In many parts of the country we have farmers in more remote locations without the
benefits of modern life or immediate access to them yet they are paying taxes for the
services they are not getting.
We have replaced the word Cheap for the word Value in this country and that is why
things are going to hell in a hand basket. On the food side of things, in non market
board cases, we the farmers are paying for food safety programs, and in some cases
carbon taxes and a host of other things that we cannot pass the cost on to consumers
like they can in market managed systems. I for one am running for the position of
President of a Provincial Association in BC, vote coming up this week. I am pushing
hard for a Provincial and national Research and Promotion Agency as it is the first
step to a future marketing board or managed pricing system.
If you are whining about subsidies and the like I agree with part of your belief system.

Farmers have subsidized Consumers for far too long and its about time the free ride ended.

In the auto industry, pulp and paper, the booze business, electricians, gas and oil and
even the government itself is able to pass on the increased costs of doing business so why
in a free market system like we have, can't farmers do the same thing?
Besides if you lose control of your food supply with foreigners buying up the land and it is
happening, you lose the ability to feed the people of the nation, when that happens it is not
in the public interests because someone else can dictate the agenda, of course the whole
system is subject to simplistic ideas with suspect solutions, then the problems show up
and there is a huge cost to fixing them.
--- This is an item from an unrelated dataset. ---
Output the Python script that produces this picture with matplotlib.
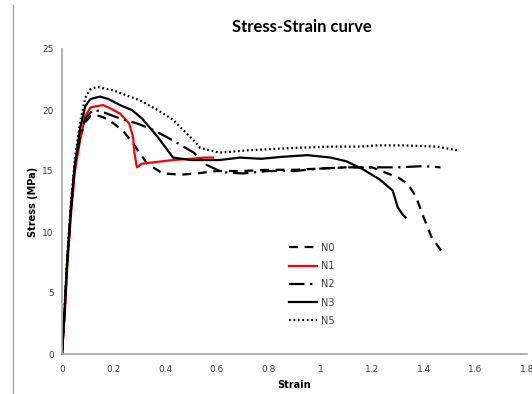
import numpy as np
import matplotlib
matplotlib.use("Agg")
import matplotlib.pyplot as plt
from matplotlib.lines import Line2D

# ----- datos -----
n0_strain = [0, 0.01, 0.02, 0.035, 0.05, 0.07, 0.09, 0.11, 0.13, 0.16, 0.2, 0.24, 0.28, 0.33,
             0.39, 0.46, 0.52, 0.6, 0.7, 0.8, 0.9, 1.0, 1.1, 1.2, 1.26, 1.3, 1.34, 1.37, 1.40,
             1.43, 1.47]
n0_stress = [0, 3.5, 7.5, 12, 15.5, 17.8, 19.0, 19.5, 19.6, 19.4, 18.9, 18.2, 17.1, 15.6,
             14.8, 14.7, 14.8, 15.0, 15.0, 15.1, 15.1, 15.2, 15.3, 15.3, 14.8, 14.5, 13.9,
             12.9, 11.2, 9.6, 8.4]

n1_strain = [0, 0.01, 0.02, 0.035, 0.05, 0.07, 0.09, 0.11, 0.13, 0.16, 0.19, 0.225, 0.26,
             0.275, 0.28, 0.29, 0.31, 0.35, 0.43, 0.5, 0.55, 0.585]
n1_stress = [0, 3, 7, 11.5, 15, 17.5, 19.5, 20.2, 20.3, 20.4, 20.1, 19.7, 18.9, 17.8, 16.5,
             15.3, 15.6, 15.7, 15.9, 16.0, 16.1, 16.1]

n2_strain = [0, 0.01, 0.02, 0.035, 0.05, 0.07, 0.09, 0.12, 0.15, 0.2, 0.24, 0.29, 0.35, 0.43,
             0.51, 0.56, 0.62, 0.7, 0.8, 0.9, 1.0, 1.1, 1.2, 1.3, 1.4, 1.465]
n2_stress = [0, 3.5, 7.5, 12, 15.5, 17.8, 19.3, 20.0, 19.9, 19.5, 19.2, 18.9, 18.4, 17.5,
             16.5, 15.5, 14.9, 14.8, 15.0, 15.0, 15.2, 15.3, 15.3, 15.3, 15.4, 15.3]

n3_strain = [0, 0.01, 0.02, 0.035, 0.05, 0.07, 0.09, 0.11, 0.147, 0.18, 0.225, 0.27, 0.31,
             0.37, 0.43, 0.50, 0.61, 0.69, 0.77, 0.845, 0.95, 1.04, 1.1, 1.16, 1.23, 1.28,
             1.30, 1.32, 1.33]
n3_stress = [0, 3.5, 7.5, 12, 15.5, 18.5, 20.3, 20.9, 21.1, 20.9, 20.4, 20.0, 19.3, 17.8,
             16.1, 15.9, 15.9, 16.1, 16.0, 16.15, 16.3, 16.1, 15.8, 15.2, 14.3, 13.4, 12.0,
             11.4, 11.2]

n5_strain = [0, 0.01, 0.02, 0.035, 0.05, 0.07, 0.09, 0.11, 0.135, 0.2, 0.3, 0.37, 0.43, 0.51,
             0.535, 0.61, 0.72, 0.81, 0.91, 1.04, 1.155, 1.22, 1.32, 1.45, 1.53]
n5_stress = [0, 3.8, 8, 12.5, 16, 19, 21.0, 21.7, 21.9, 21.6, 20.8, 20.0, 19.2, 17.5, 16.9,
             16.5, 16.7, 16.8, 16.9, 17.0, 17.0, 17.1, 17.1, 17.0, 16.7]

x_ticks = [0, 0.2, 0.4, 0.6, 0.8, 1, 1.2, 1.4, 1.6, 1.8]
x_labels = ["0", "0.2", "0.4", "0.6", "0.8", "1", "1.2", "1.4", "1.6", "1.8"]
y_ticks = [0, 5, 10, 15, 20, 25]

# ----- figura -----
W, H = 532, 394
fig = plt.figure(figsize=(W / 100, H / 100), dpi=100)
ax = fig.add_axes([62 / W, (H - 354) / H, (527 - 62) / W, (354 - 49) / H])

lw = 1.6
ax.plot(n0_strain, n0_stress, color="black", lw=lw, dashes=(4, 3), label="N0")
ax.plot(n1_strain, n1_stress, color="#ff0000", lw=lw, label="N1")
ax.plot(n2_strain, n2_stress, color="black", lw=lw, dashes=(7, 2.5, 1, 2.5), label="N2")
ax.plot(n3_strain, n3_stress, color="black", lw=lw, label="N3")
ax.plot(n5_strain, n5_stress, color="black", lw=lw, dashes=(0.8, 1.2), label="N5")

ax.set_xlim(0, 1.8)
ax.set_ylim(0, 25)
ax.set_xticks(x_ticks)
ax.set_xticklabels(x_labels)
ax.set_yticks(y_ticks)
ax.tick_params(length=0, labelsize=6.5, colors="#404040")
ax.tick_params(axis="x", pad=8)
ax.tick_params(axis="y", pad=6)
for s in ["top", "right"]:
    ax.spines[s].set_visible(False)
for s in ["left", "bottom"]:
    ax.spines[s].set_color("#a6a6a6")
    ax.spines[s].set_linewidth(1.2)

ax.set_xlabel("Strain", fontsize=7, fontweight="bold", labelpad=4)
ax.set_ylabel("Stress (MPa)", fontsize=7, fontweight="bold", labelpad=3)
fig.text(302 / W, 1 - 27 / H, "Stress-Strain curve", family="Lato", fontsize=12,
         fontweight="bold", ha="center", va="center")

leg = ax.legend(loc="upper left", bbox_to_anchor=(280 / W, 1 - 234 / H),
                bbox_transform=fig.transFigure, frameon=False, fontsize=7,
                labelspacing=0.85, handlelength=2.9, handletextpad=0.4)
for t in leg.get_texts():
    t.set_color("#404040")

# linea gris del borde izquierdo
fig.add_artist(Line2D([13 / W, 13 / W], [0, 1 - 5 / H], color="#a6a6a6", lw=1))

fig.savefig("out.png", dpi=100)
I want to see food prices rise to the same level as
those in other industrialized nations, other than the other freeloader state America.
Why do Europeans and others pay more you might ask? Two reasons, one they have gone
to bed hungry in unstable times and secondly they have an appreciation of the value of
farmers. No one thinks about farmers until the food supply runs out.
Remember there is a difference between "No you cannot have a sandwich and there is no
sandwich"
 

dumpthemonarchy

House Member
Jan 18, 2005
4,235
14
38
Vancouver
www.cynicsunlimited.com
Call it what you will it ensures farmers make a living on the land and we don't have a
race to the bottom so the folks in rural Canada don't end up like a third world nation.
In many parts of the country we have farmers in more remote locations without the
benefits of modern life or immediate access to them yet they are paying taxes for the
services they are not getting.


Those people you are talking about are not farmers, they are subsistence cultvators who are not in the market. If they cannot make money, quit and move to get the benefits of modern life. Which is what I have to do in the city. I have no sympathy for these people.